Complete step by step solution:
An electric dipole is made up of two electric charges of equal magnitudes but opposite signs. Electric dipole moment is defined as the product of charge on the dipole and the distance between them. Its direction is from the positive charge to the negative charge. Its SI unit is \[C\,m\]
When an electric dipole moment is kept in an electric field, force acts on both charges in a dipole. The force acting on the charges acts as a couple and the dipole experiences a torque.
The torque is maximum when it makes \[{{90}^{o}}\] with the electric field, which is the most unstable position.

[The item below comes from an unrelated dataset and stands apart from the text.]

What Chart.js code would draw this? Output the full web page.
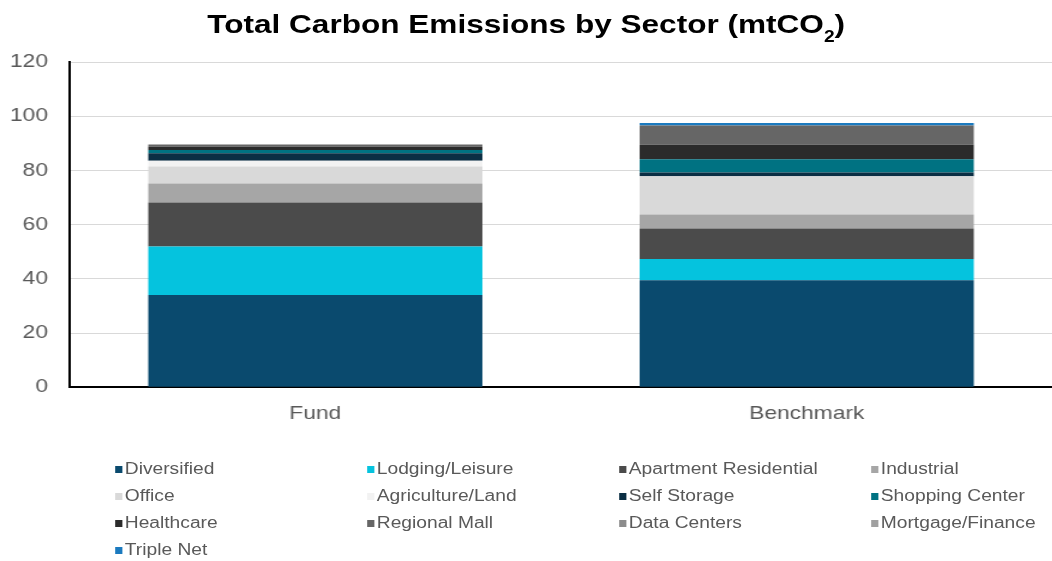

Torque acting on a dipole is given by-
 \[\tau =pE\sin \theta \] ---------- (1)
 Here,
 \[\tau \] is the torque acting on dipole due to the electric field
  \[p\] is the dipole moment
 \[E\] is the magnitude of electric field
 \[\theta \] is the angle between the dipole and electric field.
Substituting given values in eq (1), we get,
 \[6\times {{10}^{-25}}=3\times {{10}^{-29}}\times E\] [ \[\theta ={{90}^{o}}\] as torque is maximum]
 \[2\times {{10}^{4}}C\,{{m}^{2}}=E\]

Therefore, the electric field for maximum torque acting on the dipole is \[2\times {{10}^{4}}C\,{{m}^{2}}\] .

Note: Electric field is defined as the force acting per unit charge. It is given as \[E=\dfrac{kq}{{{r}^{2}}}\] ( \[k\] is constant, \[q\] is the magnitude of charge which exerts its force on the unit charge, \[r\] is the distance between charge \[q\] and the unit charge). Electric lines of forces are lines originating from the charge which indicate the direction of the field.